The basic idea is this: we cast our Tattered Mummy, which is a 1B 1/1 that when it dies will drain our opponent's for 2 life. From there we uses Ruthless Knave's activated ability that says 2B, sacrifice another creature: create 2 treasure tokens. In order to make this infinite, we either need to have on board 3 Pitiless Plunders which give us a treasure token whenever a creature we controls dies, or we can have a single Plunderer along side a Biomancer's Familiar which is a 2/2 for UG that reduces activated abilities by 2 colorless mana. So, if we -3 Liliana, Untouched by Death, we can then cast the Tattered Mummy from our graveyard, then once it is in play, we can pay a B and sacrifice the Tattered Mummy and drain our opponent for 2 life and gain 3 treasure tokens. From there, we use 2 of the treasure to recast Tattered Mummy from the graveyard and use the final Treasure to activate Ruthless Knave's activated ability. Like I said, there are definitely better combos out there, but this one was just a fun thought experiment.

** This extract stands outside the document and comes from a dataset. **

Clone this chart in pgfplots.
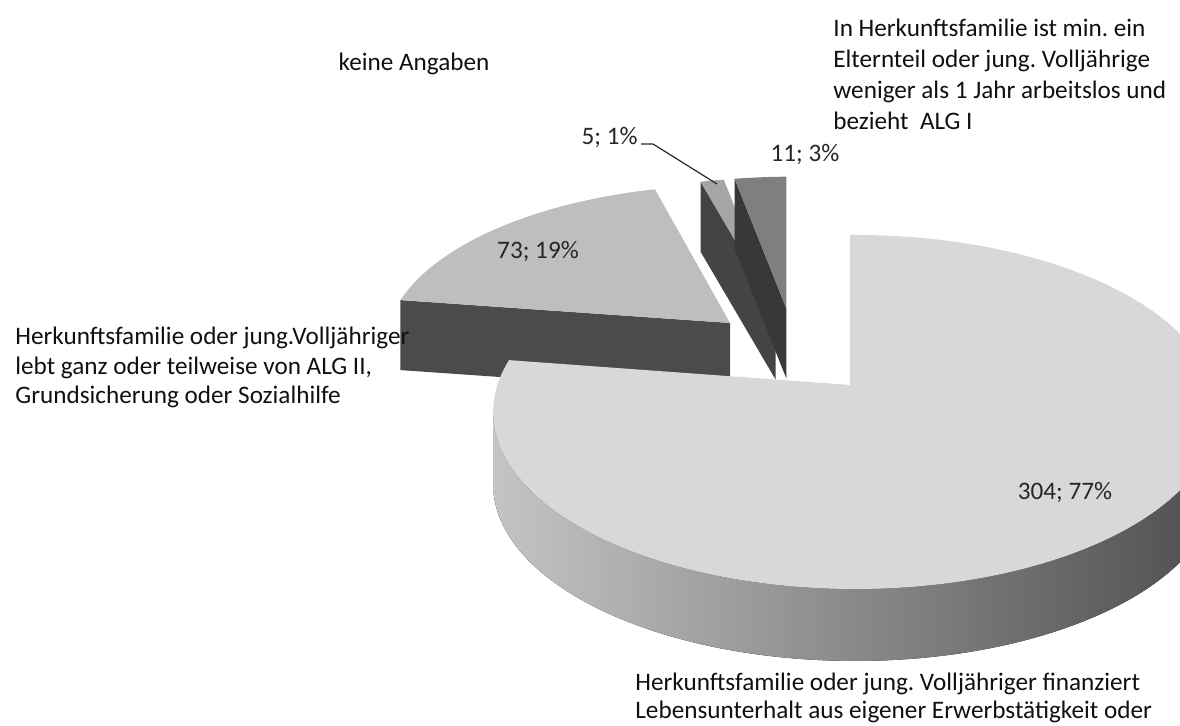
\documentclass[border=0pt]{standalone}
\usepackage{pgfplots}
\pgfplotsset{compat=1.18}
\usepackage{pgfplotstable}
\usepackage{fontspec}
\setmainfont{Carlito}
\frenchspacing

\definecolor{topA}{HTML}{D8D8D8}
\definecolor{topB}{HTML}{BEBEBE}
\definecolor{topC}{HTML}{A5A5A5}
\definecolor{topD}{HTML}{7F7F7F}
\definecolor{sideA}{HTML}{404040}
\definecolor{sideB}{HTML}{4B4B4B}
\definecolor{sideC}{HTML}{444444}
\definecolor{sideD}{HTML}{383838}
\definecolor{wallL}{HTML}{C4C4C4}
\definecolor{wallR}{HTML}{4E4E4E}
\definecolor{lbl}{HTML}{262626}
\definecolor{cat}{HTML}{101010}

\tikzset{
  lab/.style={font=\fontsize{12.6}{15}\selectfont, inner sep=0pt, anchor=base west, text=cat},
  val/.style={font=\fontsize{12.6}{15}\selectfont, inner sep=0pt, anchor=center, text=lbl},
}

% values of the four slices (clockwise from 12 o'clock)
\pgfplotstableread{
value
304
73
5
11
}\piedata

% rim point of a slice at angle #1 (clockwise from 12 o'clock), ellipse a=#2, b=#3 (px), apex above centre by #4 px
\newcommand\rim[4]{%
  \pgfmathsetmacro\rpp{-5/#2}%
  \pgfmathsetmacro\rqq{#4/#3}%
  \pgfmathsetmacro\rpd{\rpp*sin(#1)+\rqq*cos(#1)}%
  \pgfmathsetmacro\rss{-\rpd+sqrt(\rpd*\rpd-\rpp*\rpp-\rqq*\rqq+1)}%
  \pgfmathsetmacro\rX{\rpp+\rss*sin(#1)}%
  \pgfmathsetmacro\rY{\rqq+\rss*cos(#1)}%
  \pgfmathsetmacro\rt{atan2(\rY,\rX)}%
}
\newcommand\mkslice[6]{%
  \pgfmathsetmacro\smid{(#2+#3)/2}%
  \pgfmathsetmacro\sax{794+86*sin(\smid)}%
  \pgfmathsetmacro\say{352-43.5*cos(\smid)}%
  \rim{#2}{#4}{#5}{#6}%
  \let\sta\rt
  \pgfmathsetmacro\sxa{\sax+5+#4*\rX}%
  \pgfmathsetmacro\sya{\say+#6-#5*\rY}%
  \rim{#3}{#4}{#5}{#6}%
  \pgfmathsetmacro\stb{ifthenelse(\rt>\sta,\rt-360,\rt)}%
  \pgfmathsetmacro\sxb{\sax+5+#4*\rX}%
  \pgfmathsetmacro\syb{\say+#6-#5*\rY}%
  \pgfmathsetmacro\sex{\sax+5}%
  \pgfmathsetmacro\sey{\say+#6}%
  \pgfmathsetmacro\swx{\sax+5+#4}%
  \pgfmathsetmacro\srx{0.5*#4}%
  \pgfmathsetmacro\sry{0.5*#5}%
  \expandafter\xdef\csname s#1Ax\endcsname{\sax}%
  \expandafter\xdef\csname s#1Ay\endcsname{\say}%
  \expandafter\xdef\csname s#1xa\endcsname{\sxa}%
  \expandafter\xdef\csname s#1ya\endcsname{\sya}%
  \expandafter\xdef\csname s#1xb\endcsname{\sxb}%
  \expandafter\xdef\csname s#1yb\endcsname{\syb}%
  \expandafter\xdef\csname s#1ta\endcsname{\sta}%
  \expandafter\xdef\csname s#1tb\endcsname{\stb}%
  \expandafter\xdef\csname s#1Ex\endcsname{\sex}%
  \expandafter\xdef\csname s#1Ey\endcsname{\sey}%
  \expandafter\xdef\csname s#1wx\endcsname{\swx}%
  \expandafter\xdef\csname s#1rx\endcsname{\srx}%
  \expandafter\xdef\csname s#1ry\endcsname{\sry}%
}

\begin{document}
\begin{tikzpicture}
\pgfplotstablegetelem{0}{value}\of\piedata \let\vA\pgfplotsretval
\pgfplotstablegetelem{1}{value}\of\piedata \let\vB\pgfplotsretval
\pgfplotstablegetelem{2}{value}\of\piedata \let\vC\pgfplotsretval
\pgfplotstablegetelem{3}{value}\of\piedata \let\vD\pgfplotsretval
\pgfmathsetmacro\tot{\vA+\vB+\vC+\vD}
\pgfmathsetmacro\thB{360*(\vA/\tot)}
\pgfmathsetmacro\thC{360*((\vA+\vB)/\tot)}
\pgfmathsetmacro\thD{360*((\vA+\vB+\vC)/\tot)}
\mkslice{A}{0}{\thB}{362}{177}{27}
\mkslice{B}{\thB}{\thC}{350}{163}{25}
\mkslice{C}{\thC}{\thD}{350}{156}{24}
\mkslice{D}{\thD}{360}{350}{156}{24}

\begin{axis}[
  x=0.5pt, y=0.5pt,
  xmin=0, xmax=1180, ymin=0, ymax=725,
  y dir=reverse,
  hide axis,
  scale only axis,
  clip=true,
]
% slice 73 (19%)
\fill[sideB] (axis cs:\sBAx,\sBAy) -- (axis cs:\sBxa,\sBya) -- ++(0pt,-35pt) -- ([yshift=-35pt]axis cs:\sBAx,\sBAy) -- cycle;
\fill[topB] (axis cs:\sBAx,\sBAy) -- (axis cs:\sBxa,\sBya) arc[start angle=\sBta, end angle=\sBtb, x radius=\sBrx pt, y radius=\sBry pt] -- cycle;
% slice 5 (1%)
\fill[sideC] (axis cs:\sCAx,\sCAy) -- (axis cs:\sCxa,\sCya) -- ++(0pt,-35pt) -- ([yshift=-35pt]axis cs:\sCAx,\sCAy) -- cycle;
\fill[topC] (axis cs:\sCAx,\sCAy) -- (axis cs:\sCxa,\sCya) arc[start angle=\sCta, end angle=\sCtb, x radius=\sCrx pt, y radius=\sCry pt] -- cycle;
% slice 11 (3%)
\fill[sideD] (axis cs:\sDAx,\sDAy) -- (axis cs:\sDxa,\sDya) -- ++(0pt,-35pt) -- ([yshift=-35pt]axis cs:\sDAx,\sDAy) -- cycle;
\fill[topD] (axis cs:\sDAx,\sDAy) -- (axis cs:\sDxa,\sDya) arc[start angle=\sDta, end angle=\sDtb, x radius=\sDrx pt, y radius=\sDry pt] -- cycle;
% slice 304 (77%)
\fill[sideA] (axis cs:\sAAx,\sAAy) -- (axis cs:\sAxa,\sAya) -- ++(0pt,-35pt) -- ([yshift=-35pt]axis cs:\sAAx,\sAAy) -- cycle;
\fill[left color=wallL, right color=wallR] (axis cs:\sAwx,\sAEy) arc[start angle=0, end angle=-180, x radius=\sArx pt, y radius=\sAry pt] -- ++(0pt,-36pt) arc[start angle=-180, end angle=0, x radius=\sArx pt, y radius=\sAry pt] -- cycle;
\fill[topA] (axis cs:\sAAx,\sAAy) -- (axis cs:\sAxa,\sAya) arc[start angle=\sAta, end angle=\sAtb, x radius=\sArx pt, y radius=\sAry pt] -- cycle;

% value labels
\node[val] at (axis cs:1065,493) {304; 77\%};
\node[val] at (axis cs:538,252) {73; 19\%};
\node[val] at (axis cs:805,155) {11; 3\%};
\node[val, anchor=east] at (axis cs:638,138) {5; 1\%};
\draw[lbl, line width=0.6pt] (axis cs:641,144) -- (axis cs:653,144) -- (axis cs:717,184);

% category labels
\node[lab, anchor=base] at (axis cs:414,70) {keine Angaben};
\node[lab] at (axis cs:833,36) {In Herkunftsfamilie ist min. ein};
\node[lab] at (axis cs:833,67) {Elternteil oder jung. Volljährige};
\node[lab] at (axis cs:833,98) {weniger als 1 Jahr arbeitslos und};
\node[lab] at (axis cs:833,129) {bezieht\ \ ALG I};
\node[lab] at (axis cs:15,344) {Herkunftsfamilie oder jung.Volljähriger};
\node[lab] at (axis cs:15,374) {lebt ganz oder teilweise von ALG II,};
\node[lab] at (axis cs:15,403) {Grundsicherung oder Sozialhilfe};
\node[lab] at (axis cs:635,690) {Herkunftsfamilie oder jung. Volljähriger finanziert};
\node[lab] at (axis cs:635,718) {Lebensunterhalt aus eigener Erwerbstätigkeit oder};
\end{axis}
\pgfresetboundingbox
\path[use as bounding box] (current axis.south west) rectangle (current axis.north east);
\end{tikzpicture}
\end{document}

Despite Standard having a limited card pool, there are still a plethora of infinite combos that we can choose from. Maybe only a few of these listed could ever really be competitive, but I think it is still an important thought exercise for us to take a look at these combos and see how they work so that we can be on the cutting edge when designing our own decks and combos. There are still even more infinite combos than these, but and probably even some that haven't been discovered yet. I challenge you to think critically and see if you can find more, and leave the combo in the comments below. If you want to take it a step further, try building a deck based around one of these combos and send us the list and how well you did! For even more bonus points, send us a list with your own combo all together! I know I would love to see what you come up with!
But no matter the combo or the deck, you'll always have to play a land, and say, "Go."